La Santísima Trinidad B
(Dt 4, 32-34.39-40; Rm 8, 14-17; Mt 28, 16-20)
Queridos hermanos:
Celebramos la fiesta de la Santísima
Trinidad, que fue instituida por el Papa Juan XXII en el siglo XIV. En esta
fiesta contemplamos a Dios, en su íntima actividad de amor, que se difunde en
la creación y en la redención. Dios fuerte y cercano; Dios de paternal caridad;
Dios que envía y se entrega por la vida de su criatura.
Cristo, al revelarnos a Dios como Padre,
Hijo y Espíritu, unidos en el amor, no sólo nos desvela un misterio, sino que
nos introduce en él. Misterio de amor y de unidad en el que se penetra por la
fe, acogiendo la gracia de su misericordia, “que
nos ha elegido antes de la creación del mundo para ser santos e inmaculados en
el amor,” como dice san Pablo. Para eso nos creó y nos redimió en Cristo,
enviándonos en su nombre a reunir a cuantos aceptasen ser guiados por el
Espíritu Santo, constituyéndolos en hijos de Dios, como hemos escuchado en la
segunda lectura.
El Padre envía al Hijo, el Hijo revela
al Padre y ambos envían al Espíritu Santo. La fe en el Hijo nos revela el amor
del Padre que nos crea y nos predestina a la comunión con él; amor, que nos
llama al amor en la libertad y nos redime de nuestro extravío, para salvarnos
entregándonos su Espíritu, que de nuevo nos une a sí y a los hermanos en
comunión con él. Dios es, pues, comunidad fecunda de amor que se abre al
encuentro con la criatura, para abrazarla en la comunión por la entrega de sí,
reconciliándola consigo.
Que Dios se nos revele como comunidad de
amor, nos muestra algo muy distinto a un “ser
solitario y fríamente perfecto y poderoso, que gobierna y escruta todas las
cosas desde su impasibilidad inconmovible, legislador distante a la espera de
un ajuste de cuentas inapelable”, como lo definió alguien. El amor salvador y redentor de Dios,
testifica la naturaleza divina que le hace implicarse con sus criaturas, a las
que no solamente concibe, sino a las que se dona, uniéndose a su acontecer de
forma total e indisoluble.
El Misterio de Dios en tantos aspectos
inalcanzable a nuestra mente, podemos contemplarlo en la palabra, tal como él
mismo ha querido manifestárnoslo para unirnos a él: Padre, Espíritu y Verdad,
moviendo nuestra voluntad con lazos de amor, para amarlo. Contemplamos su
misterio de amor que nos alcanza y nos arrastra tras de sí al encuentro del
otro, como hemos escuchado en el Evangelio.
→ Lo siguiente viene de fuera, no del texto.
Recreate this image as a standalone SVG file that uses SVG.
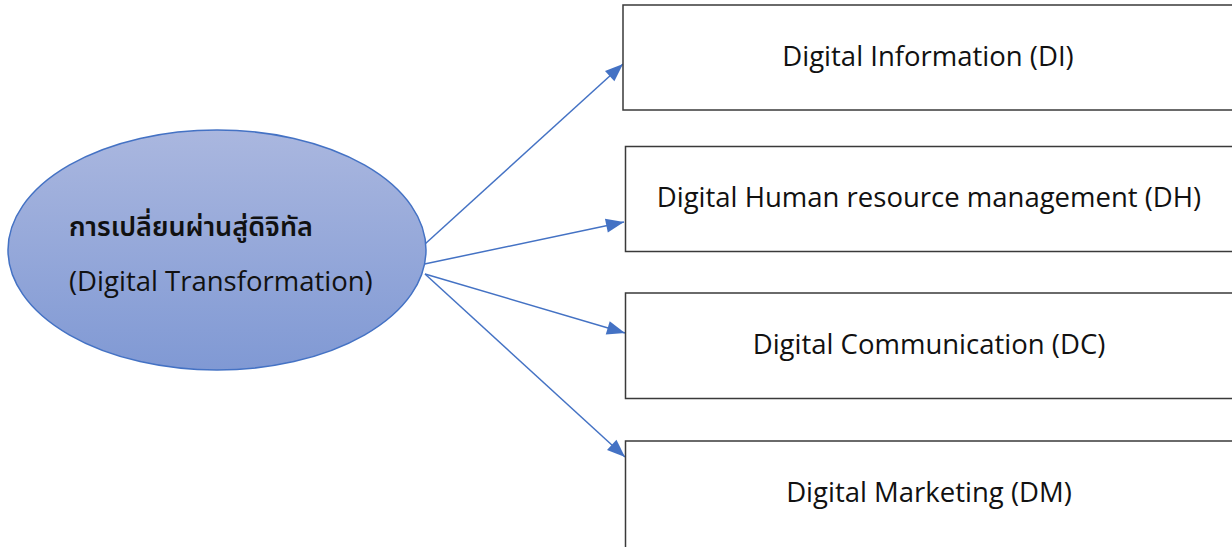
<svg xmlns="http://www.w3.org/2000/svg" width="1232" height="547" viewBox="0 0 1232 547">
  <style>
    .box { fill: #ffffff; stroke: #3a3a3a; stroke-width: 1.5; }
    .label { font-family: "Open Sans", "Noto Sans", "Noto Sans Thai", "DejaVu Sans", sans-serif; font-size: 27.5px; fill: #111111; }
    .thai { font-size: 27px; font-weight: 600; }
    .mid { text-anchor: middle; }
    .link { stroke: #4472c4; stroke-width: 1.5; fill: none; marker-end: url(#arrow); }
  </style>
  <defs>
    <linearGradient id="ovalFill" x1="0" y1="0" x2="0" y2="1">
      <stop offset="0" stop-color="#aab7df"/>
      <stop offset="1" stop-color="#8099d4"/>
    </linearGradient>
    <marker id="arrow" viewBox="-18 -7.5 19 15" refX="0" refY="0" markerWidth="19" markerHeight="15" markerUnits="userSpaceOnUse" orient="auto" overflow="visible">
      <path d="M-18,-7 L0,0 L-18,7 z" fill="#4472c4"/>
    </marker>
  </defs>

  <!-- connectors from the central oval to each area -->
  <g id="connectors">
    <line class="link" x1="425" y1="244" x2="623" y2="64"/>
    <line class="link" x1="415" y1="266" x2="624" y2="222"/>
    <line class="link" x1="425" y1="274" x2="625" y2="333"/>
    <line class="link" x1="425" y1="274" x2="625" y2="457"/>
  </g>

  <g id="digital-transformation">
    <ellipse cx="217" cy="250" rx="209" ry="120" fill="url(#ovalFill)" stroke="#4472c4" stroke-width="1.5"/>
    <text class="label thai" x="69" y="236">การเปลี่ยนผ่านสู่ดิจิทัล</text>
    <text class="label" x="69" y="291">(Digital Transformation)</text>
  </g>

  <g id="digital-information">
    <rect class="box" x="623" y="5" width="640" height="105"/>
    <text class="label mid" x="928" y="66">Digital Information (DI)</text>
  </g>

  <g id="digital-hr">
    <rect class="box" x="625.5" y="146.5" width="640" height="105"/>
    <text class="label mid" x="929" y="207">Digital Human resource management (DH)</text>
  </g>

  <g id="digital-communication">
    <rect class="box" x="625.5" y="293" width="640" height="105.5"/>
    <text class="label mid" x="929" y="354">Digital Communication (DC)</text>
  </g>

  <g id="digital-marketing">
    <rect class="box" x="625.5" y="441" width="640" height="120"/>
    <text class="label mid" x="929" y="502">Digital Marketing (DM)</text>
  </g>
</svg>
Dios se deja conocer por nosotros a
través del Hijo de su amor, para comunicarnos su Espíritu, que nos introduce a
su comunión eterna. Por la gracia de Cristo, llegamos al amor del Padre, en la
comunión del Espíritu Santo. Ya desde el nacimiento de la Iglesia con la
efusión del Espíritu, la fe y el conocimiento de Dios, han ido progresando, en
este irnos introduciendo en la Verdad
completa de Dios que realiza el Espíritu. Desde la fe en Yahvé a la fe en la
Trinidad, hay todo un camino que la Iglesia ha recorrido guiada por el
Espíritu.
Nuestro origen queda recreado,
cancelando nuestra mortal ruptura con el Origen del universo. Misterio de amor
omnipotente, de comunión y de gracia, con el que Dios se revela íntimamente al
abismo de nuestro corazón.
Profesar la fe en la Santísima Trinidad
quiere decir aceptar el amor del Padre, vivir por medio de la gracia del Hijo y
abrirse al don del Espíritu Santo. Creer que el Padre y el Hijo vienen al
hombre a través del Espíritu y en él habitan; alegrarse de ser constituido
templo vivo de Dios en el mundo; vivir en la tierra pero al mismo tiempo en
Dios, caminar hacia Dios con Dios.
Si todo en la creación tiene como fuerza
motriz el amor, que ha sido inscrito en ella por el Creador, de quien ha
recibido la existencia, y el Amor engendra amor, que busca un fruto a través
del servicio, cuál no será el amor del Creador por los hombres. Santo, Santo,
Santo; Padre, Hijo, y Espíritu.
Por la Eucaristía tenemos acceso
sacramental a la comunión de amor del Padre y el Hijo, en el Espíritu Santo.